Running SQL notebook without duplicates in databricks
The task for me was to write a script that combines data from two silver tables and generate a gold table. If you are not familiar with Lakehouse you can check here. Lakehouse stores data in levels based on the level of processing: bronze, silver and gold.
The goal was to generate a gold table that will help monitor monthly platform usage. I had two options; SQL and pyspark. I used both approaches but the SQL introduced duplicates in the gold table when I run the notebook twice with the same parameters using INSERT INTO. The method was not robust enough.
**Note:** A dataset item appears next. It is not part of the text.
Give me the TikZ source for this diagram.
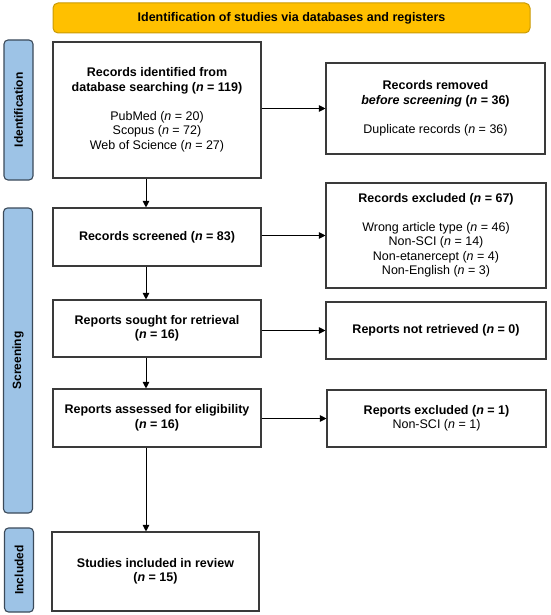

After a long search WHEN NOT EXISTS command worked and tho I have not experimented WHEN NOT MATCHED but I assume it can also get the job done. Below is not a mirror of the exact script but helpful if you want to ingest data into a table either as stored procedure or a job using SQL.
USE database;INSERT INTO gold_table
SELECT
name
,id
,year
,date
,total_charges
FROM silver_table AS c
WHERE NOT EXISTS (SELECT 1 FROM gold_table AS g
WHERE c.name = g.name
AND c.id = g.id
AND c.year = g.year
AND c.date = g.date
AND c.total_charges = g.total_charges)
Assumptions are that the database and gold table are already created and the schema defined for the table.
I believe this is not the only approach. You can as well use scala or pyspark but if SQL is your choice then you can adopt my approach.